We are slowly coming to face the fact that many trendy “green” things actually harm the environment, instead of helping it.
Unfortunately, some of us are not learning their lesson, and new “green” activities are being pushed that are just as lacking in forethought, just as harmful to the planet.
One perfect example of this is the new composting fetish:
It is actually better for the environment to throw away garbage, than to compost it, if you’re worried about greenhouse gases, instead of just wanting good, free fertilizer.
Composting Releases Greenhouse Gas
Carbon dioxide, methane, and nitrous oxide are the second through fourth most significant greenhouse gases, after water vapor.
The materials in a compost heap contain nitrogen and carbon, locked away from the atmosphere.
The act of composing specifically converts nitrogen into nitrous oxide, and carbon into prodigous amounts of methane and carbon dioxide. No actual environmental scientist will deny this. It’s just a fact of chemistry…the two links above are pro-composting, environmentalist organizations, yet they confirm this.
Just to be clear on this:
- Water vapor is the main source of the natural greenhouse effect, causing about 50% of all heat retention, depending on local humidity. All scientists agree that nothing humans can do changes the overall amount of water vapor in our atmosphere.
- Carbon Dioxide, CO2, is the next greatest source, producing about 20% of warming.
- Methane, CH4, is 30 times more powerful, but there’s less in the atmosphere, so it contributes about 6%.
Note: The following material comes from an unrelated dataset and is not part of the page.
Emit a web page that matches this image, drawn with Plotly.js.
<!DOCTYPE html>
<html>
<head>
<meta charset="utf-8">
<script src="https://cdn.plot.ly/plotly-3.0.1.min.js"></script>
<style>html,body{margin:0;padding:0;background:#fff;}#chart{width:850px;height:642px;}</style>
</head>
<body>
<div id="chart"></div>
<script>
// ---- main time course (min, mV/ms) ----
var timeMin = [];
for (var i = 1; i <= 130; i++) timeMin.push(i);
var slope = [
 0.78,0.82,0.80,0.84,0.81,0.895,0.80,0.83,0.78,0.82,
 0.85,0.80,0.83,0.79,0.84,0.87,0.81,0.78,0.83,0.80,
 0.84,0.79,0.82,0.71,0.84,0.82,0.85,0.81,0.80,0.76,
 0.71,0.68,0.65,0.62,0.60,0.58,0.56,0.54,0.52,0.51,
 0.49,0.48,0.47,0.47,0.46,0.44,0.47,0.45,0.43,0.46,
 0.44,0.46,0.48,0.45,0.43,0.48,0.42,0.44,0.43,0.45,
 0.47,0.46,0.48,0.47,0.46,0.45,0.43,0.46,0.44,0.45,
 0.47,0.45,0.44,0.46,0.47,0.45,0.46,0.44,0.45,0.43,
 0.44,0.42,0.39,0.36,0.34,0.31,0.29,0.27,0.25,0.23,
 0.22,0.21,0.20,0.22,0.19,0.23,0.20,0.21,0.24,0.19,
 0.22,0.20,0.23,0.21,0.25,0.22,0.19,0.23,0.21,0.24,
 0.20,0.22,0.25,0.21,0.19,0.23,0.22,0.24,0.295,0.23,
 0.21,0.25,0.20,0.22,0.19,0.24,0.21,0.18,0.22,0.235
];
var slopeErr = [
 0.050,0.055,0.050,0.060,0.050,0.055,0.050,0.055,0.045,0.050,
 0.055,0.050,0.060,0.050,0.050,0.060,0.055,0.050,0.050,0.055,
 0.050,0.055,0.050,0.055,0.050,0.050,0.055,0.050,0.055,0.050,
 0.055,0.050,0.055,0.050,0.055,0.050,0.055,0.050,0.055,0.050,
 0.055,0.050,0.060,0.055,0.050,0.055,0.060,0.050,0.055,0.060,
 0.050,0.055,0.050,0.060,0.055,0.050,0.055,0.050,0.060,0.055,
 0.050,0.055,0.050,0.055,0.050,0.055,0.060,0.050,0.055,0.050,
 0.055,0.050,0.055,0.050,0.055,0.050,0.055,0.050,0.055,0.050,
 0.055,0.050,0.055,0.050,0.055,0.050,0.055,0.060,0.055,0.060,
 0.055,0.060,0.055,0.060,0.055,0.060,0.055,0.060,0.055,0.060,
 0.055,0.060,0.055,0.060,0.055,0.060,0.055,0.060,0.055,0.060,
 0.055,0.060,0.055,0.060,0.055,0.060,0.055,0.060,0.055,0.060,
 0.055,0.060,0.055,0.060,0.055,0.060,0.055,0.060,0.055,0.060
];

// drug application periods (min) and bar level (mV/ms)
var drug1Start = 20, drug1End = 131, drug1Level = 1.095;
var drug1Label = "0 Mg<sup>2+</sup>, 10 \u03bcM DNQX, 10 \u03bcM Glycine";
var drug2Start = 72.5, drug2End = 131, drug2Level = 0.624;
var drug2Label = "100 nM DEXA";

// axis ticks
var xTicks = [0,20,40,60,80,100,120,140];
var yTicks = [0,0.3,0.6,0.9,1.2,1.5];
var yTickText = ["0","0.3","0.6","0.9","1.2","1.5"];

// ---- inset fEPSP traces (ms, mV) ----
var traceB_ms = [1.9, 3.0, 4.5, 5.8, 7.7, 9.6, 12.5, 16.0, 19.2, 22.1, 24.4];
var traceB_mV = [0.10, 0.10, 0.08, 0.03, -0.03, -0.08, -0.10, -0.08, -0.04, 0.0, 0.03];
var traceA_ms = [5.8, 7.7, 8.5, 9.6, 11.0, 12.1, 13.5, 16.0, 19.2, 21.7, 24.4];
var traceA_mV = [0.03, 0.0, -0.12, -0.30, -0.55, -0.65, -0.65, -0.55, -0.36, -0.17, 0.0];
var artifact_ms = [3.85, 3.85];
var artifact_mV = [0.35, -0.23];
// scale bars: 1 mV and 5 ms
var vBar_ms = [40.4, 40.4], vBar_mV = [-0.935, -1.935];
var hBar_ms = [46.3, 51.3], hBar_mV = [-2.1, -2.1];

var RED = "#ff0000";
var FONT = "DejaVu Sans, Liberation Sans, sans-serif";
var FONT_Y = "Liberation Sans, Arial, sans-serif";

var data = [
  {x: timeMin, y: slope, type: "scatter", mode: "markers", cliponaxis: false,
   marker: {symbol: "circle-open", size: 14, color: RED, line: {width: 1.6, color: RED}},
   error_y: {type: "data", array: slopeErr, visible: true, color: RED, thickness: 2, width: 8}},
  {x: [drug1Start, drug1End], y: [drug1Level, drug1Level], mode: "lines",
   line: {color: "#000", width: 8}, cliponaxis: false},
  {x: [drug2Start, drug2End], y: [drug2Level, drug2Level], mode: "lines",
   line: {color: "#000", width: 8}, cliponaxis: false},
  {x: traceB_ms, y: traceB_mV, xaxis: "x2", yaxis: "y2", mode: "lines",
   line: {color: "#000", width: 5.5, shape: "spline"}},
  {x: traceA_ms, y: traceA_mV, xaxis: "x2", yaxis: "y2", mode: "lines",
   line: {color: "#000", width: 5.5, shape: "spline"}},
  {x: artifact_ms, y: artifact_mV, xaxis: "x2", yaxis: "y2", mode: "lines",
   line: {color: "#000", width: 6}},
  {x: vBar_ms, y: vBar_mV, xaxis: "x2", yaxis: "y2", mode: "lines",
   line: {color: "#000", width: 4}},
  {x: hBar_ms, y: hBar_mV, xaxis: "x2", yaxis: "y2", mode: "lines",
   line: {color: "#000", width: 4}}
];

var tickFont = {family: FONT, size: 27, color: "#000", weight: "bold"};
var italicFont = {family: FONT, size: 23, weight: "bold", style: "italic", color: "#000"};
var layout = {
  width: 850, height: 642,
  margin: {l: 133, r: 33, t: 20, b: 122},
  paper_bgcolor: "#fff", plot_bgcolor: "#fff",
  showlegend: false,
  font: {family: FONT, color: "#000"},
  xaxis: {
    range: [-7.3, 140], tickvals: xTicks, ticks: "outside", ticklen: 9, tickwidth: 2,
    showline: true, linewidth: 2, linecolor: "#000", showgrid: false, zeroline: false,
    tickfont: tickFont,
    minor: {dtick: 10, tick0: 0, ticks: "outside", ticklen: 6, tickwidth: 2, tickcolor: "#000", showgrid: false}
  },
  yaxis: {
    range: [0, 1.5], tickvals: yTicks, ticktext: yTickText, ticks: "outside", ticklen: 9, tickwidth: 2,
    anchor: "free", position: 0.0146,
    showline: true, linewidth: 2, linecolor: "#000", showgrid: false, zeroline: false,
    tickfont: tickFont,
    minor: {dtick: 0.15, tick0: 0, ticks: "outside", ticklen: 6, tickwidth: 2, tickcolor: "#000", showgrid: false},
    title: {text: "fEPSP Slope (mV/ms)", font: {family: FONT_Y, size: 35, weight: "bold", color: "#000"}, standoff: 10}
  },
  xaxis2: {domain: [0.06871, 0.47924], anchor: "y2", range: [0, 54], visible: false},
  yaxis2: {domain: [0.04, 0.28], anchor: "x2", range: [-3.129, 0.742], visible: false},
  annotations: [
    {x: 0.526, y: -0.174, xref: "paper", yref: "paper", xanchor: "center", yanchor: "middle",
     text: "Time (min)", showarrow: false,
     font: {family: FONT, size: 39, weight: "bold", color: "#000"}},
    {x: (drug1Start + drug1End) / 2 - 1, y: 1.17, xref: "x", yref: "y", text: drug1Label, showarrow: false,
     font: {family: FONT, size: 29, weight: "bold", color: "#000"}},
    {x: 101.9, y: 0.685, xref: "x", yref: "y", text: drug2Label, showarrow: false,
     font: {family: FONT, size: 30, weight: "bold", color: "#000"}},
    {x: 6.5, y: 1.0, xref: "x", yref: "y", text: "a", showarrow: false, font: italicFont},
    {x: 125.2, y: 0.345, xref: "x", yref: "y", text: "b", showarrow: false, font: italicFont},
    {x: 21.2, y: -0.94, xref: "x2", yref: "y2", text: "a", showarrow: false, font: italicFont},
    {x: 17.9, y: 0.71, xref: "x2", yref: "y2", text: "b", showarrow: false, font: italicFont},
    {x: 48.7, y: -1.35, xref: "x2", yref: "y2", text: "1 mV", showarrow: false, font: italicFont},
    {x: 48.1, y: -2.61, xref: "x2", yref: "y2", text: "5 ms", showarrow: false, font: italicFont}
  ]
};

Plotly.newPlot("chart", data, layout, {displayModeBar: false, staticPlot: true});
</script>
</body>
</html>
- Nitrous Oxide, N2O, is THREE HUNDRED TIMES more powerful, but even rarer, producing about 2% of natural warming. The biggest impact we could have, if any, would be to produce more of this more powerful, less common gas.
To be clear, composting produces extremely high amounts of nitrous oxide, as well as large amounts of methane, and even under the best conditions, more CO2 than almost anything else, in your entire household.
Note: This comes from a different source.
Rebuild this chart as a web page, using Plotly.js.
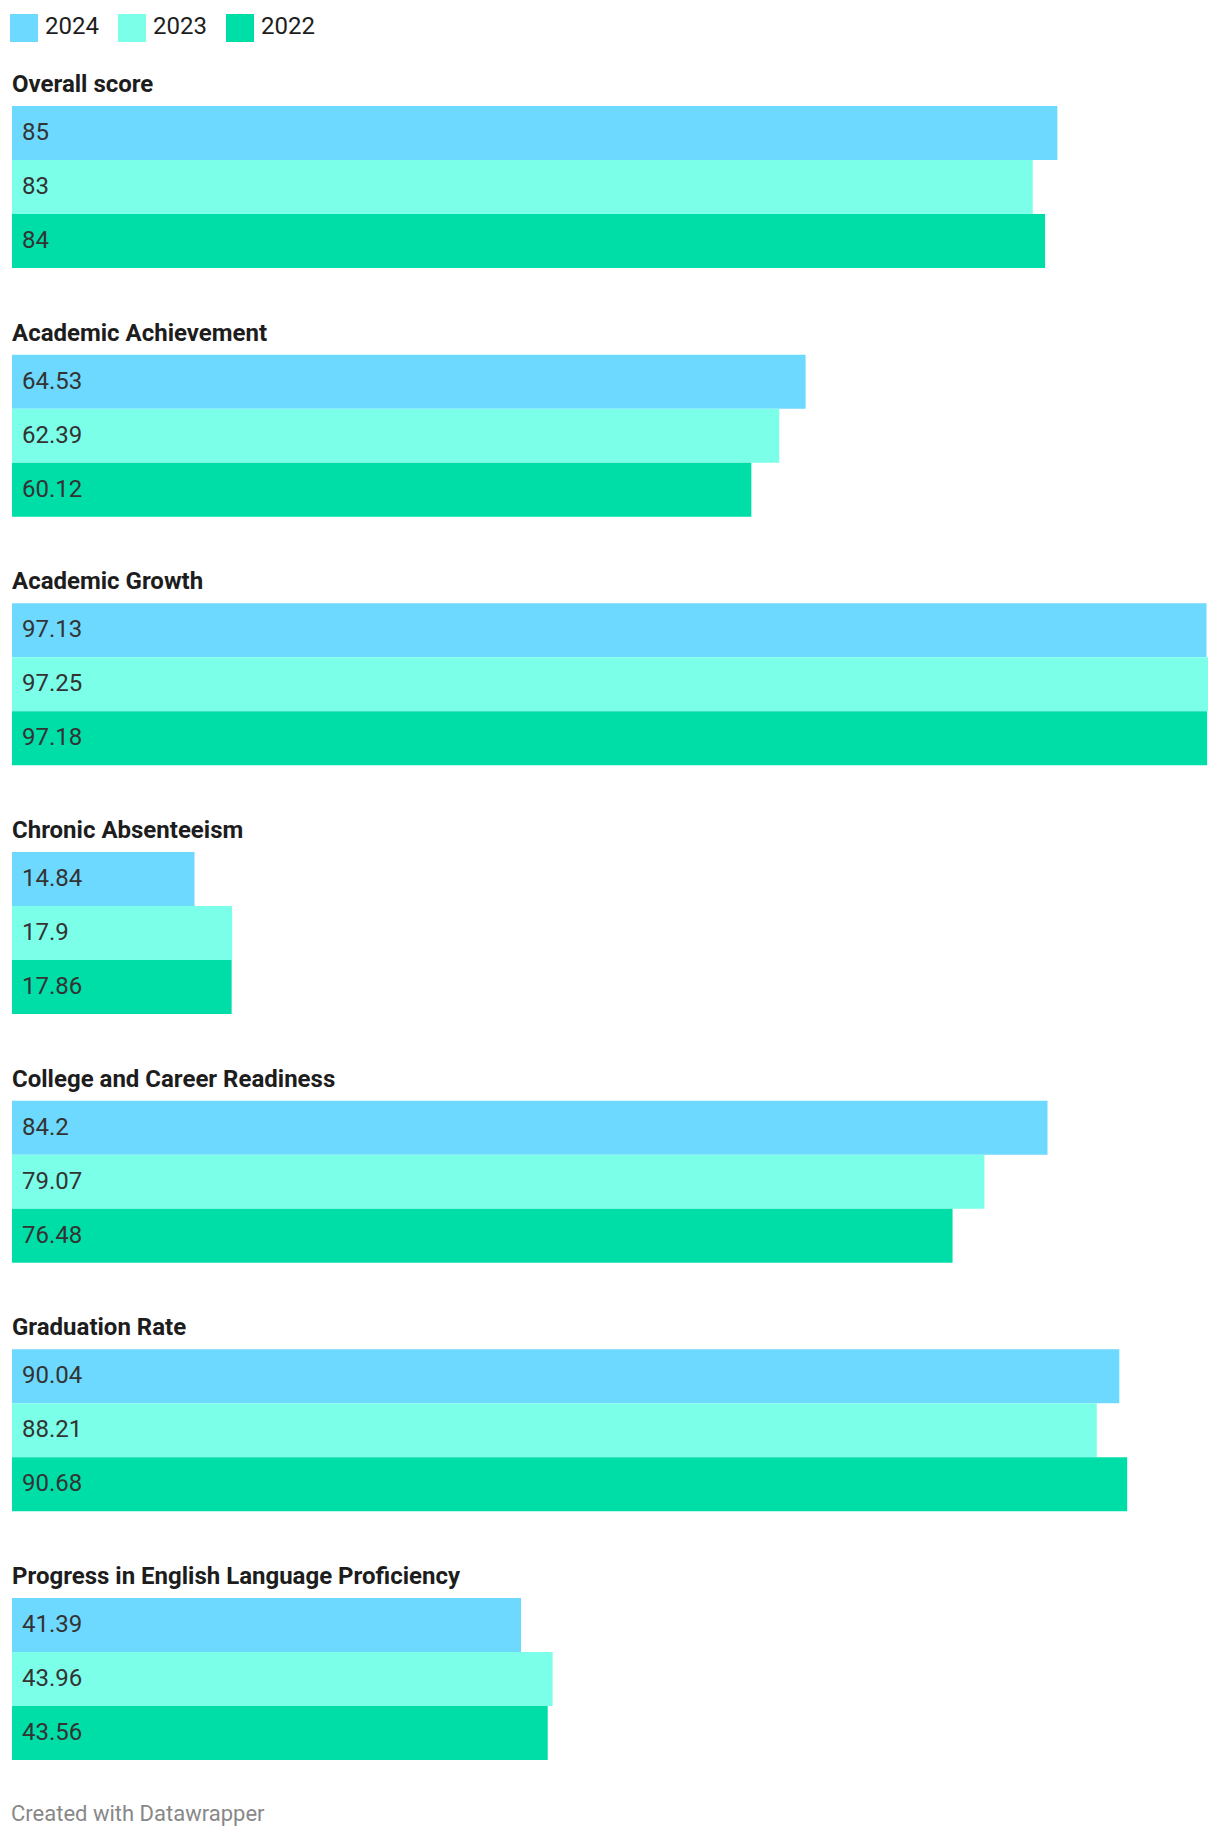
<!DOCTYPE html>
<html>
<head>
<meta charset="utf-8">
<script src="https://cdn.plot.ly/plotly-3.0.1.min.js"></script>
<style>
  html, body { margin: 0; padding: 0; background: #fff; }
  #chart { width: 1220px; height: 1836px; }
</style>
</head>
<body>
<div id="chart"></div>
<script>
// ---- data ----
const categories = [
  "Overall score",
  "Academic Achievement",
  "Academic Growth",
  "Chronic Absenteeism",
  "College and Career Readiness",
  "Graduation Rate",
  "Progress in English Language Proficiency"
];
const years = ["2024", "2023", "2022"];
const values2024 = [85, 64.53, 97.13, 14.84, 84.2, 90.04, 41.39];
const values2023 = [83, 62.39, 97.25, 17.9, 79.07, 88.21, 43.96];
const values2022 = [84, 60.12, 97.18, 17.86, 76.48, 90.68, 43.56];
const seriesValues = [values2024, values2023, values2022];
const footerText = "Created with Datawrapper";

// ---- styling / layout ----
const colors = ["#6ed9fe", "#7bffe9", "#00dea8"];
const W = 1220, H = 1836;
const mL = 12, mR = 12, mT = 106, mB = 76;
const plotW = W - mL - mR, plotH = H - mT - mB;
const S = 248.67 / 54; // group stride in bar units
const yMax = (categories.length - 1) * S + 2.5;
const maxVal = Math.max(...seriesValues.flat());

function px2x(px) { return (px - mL) / plotW; }
function px2y(py) { return 1 - (py - mT) / plotH; }

const traces = years.map((yr, j) => ({
  type: "bar",
  orientation: "h",
  name: yr,
  x: seriesValues[j],
  y: categories.map((c, i) => i * S + j),
  width: 1,
  marker: { color: colors[j], line: { width: 0 } },
  hoverinfo: "skip",
  showlegend: false
}));

const annotations = [];
const shapes = [];

// group titles
categories.forEach((c, i) => {
  annotations.push({
    xref: "x", yref: "y", x: 0, y: i * S,
    xanchor: "left", yanchor: "bottom", yshift: 33, xshift: -2,
    text: "<b>" + c + "</b>", showarrow: false,
    font: { family: "Roboto", size: 24, color: "#1d1d1d" }
  });
});

// value labels
seriesValues.forEach((vals, j) => {
  vals.forEach((v, i) => {
    annotations.push({
      xref: "x", yref: "y", x: 0, y: i * S + j,
      xanchor: "left", yanchor: "middle", xshift: 8, yshift: 1,
      text: String(v), showarrow: false,
      font: { family: "Roboto", size: 24, color: "#333333" }
    });
  });
});

// legend
const legendBoxX = [10, 118, 226];
years.forEach((yr, j) => {
  shapes.push({
    type: "rect", xref: "paper", yref: "paper",
    x0: px2x(legendBoxX[j]), x1: px2x(legendBoxX[j] + 28),
    y0: px2y(14), y1: px2y(42),
    fillcolor: colors[j], line: { width: 0 }
  });
  annotations.push({
    xref: "paper", yref: "paper",
    x: px2x(legendBoxX[j] + 33), y: px2y(26),
    xanchor: "left", yanchor: "middle",
    text: yr, showarrow: false,
    font: { family: "Roboto", size: 24, color: "#1d1d1d" }
  });
});

// footer
annotations.push({
  xref: "paper", yref: "paper",
  x: px2x(9), y: px2y(1813),
  xanchor: "left", yanchor: "middle",
  text: footerText, showarrow: false,
  font: { family: "Roboto", size: 22, color: "#888888" }
});

const layout = {
  width: W, height: H,
  margin: { l: mL, r: mR, t: mT, b: mB, pad: 0 },
  paper_bgcolor: "#ffffff", plot_bgcolor: "#ffffff",
  barmode: "overlay",
  showlegend: false,
  hovermode: false,
  font: { family: "Roboto" },
  xaxis: { range: [0, maxVal], visible: false, fixedrange: true },
  yaxis: { range: [yMax, -0.5], visible: false, fixedrange: true },
  annotations: annotations,
  shapes: shapes
};

Plotly.newPlot("chart", traces, layout, { displayModeBar: false, staticPlot: true });
</script>
</body>
</html>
Landfills Reduce Greenhouse Gases
On the other hand, if you were to throw those compostables away, they would probably end up in a land fill. Recently, environmental scientists have bothered to actually check, and have realized that, in fact, materials in landfills do not rot the way they normally would, because of the way they’re compacted together. The International Encyclopaedia of Environmental Laws, pointing out that paper and corn don’t rot in landfills, asks why one should even bother substituting paper for plastic, or “biodegradable” corn bags.
Again, those are environmentalists saying these things.
Environmental scientist and Green advocate Bill Rothje says that you can find readable newspaper that has been in landfills for at least 30 years. That means the carbon in newspaper (which comprises 19% of all landfill space) can be retained in the landfill for decades…or released into the atmosphere by composting.
So, according to Environmental scientists, trash in landfills is removed from the carbon/nitrogen cycle, staying out of the atmosphere. A landfill is, in fact, a tremendous REDUCTION in our “carbon footprint”.
In fact, next time you’re thinking about “recycling” paper, remember that this requires more energy, fossil fuel, and chemicals than making new paper…and that if you just throw the paper away, you’re removing its carbon from the atmosphere for the long-term.
It Gets Worse
Some governments are using taxpayer dollars to force the production of “worm composting”. Yet nitrous oxide is an inevitable by-product of worm composting. Remember, this is about 300 times more powerful a greenhouse gas than CO2.
Meanwhile, not only do landfills produce mainly methane, not Nitrous Oxide, but nearly half of the methane they produce can be captures for use as green energy. Methane engines simply produce water vapor as a waste product.
Jim Frederickson, senior research fellow at Britain’s Open University, says “”We need to investigate all alternative systems for greenhouse potential.
“The emissions that come from these worms can actually be 290 times more potent than carbon dioxide and 20 times more potent than methane. In all environmental systems you get good points and bad points.”
The whole “composting” craze, from expensive plastic countertop bins to government-mandated worm farms, is just another example of people not caring what is ACTUALLY good for the environment, but pushing any ill-thought-out plan down our throats.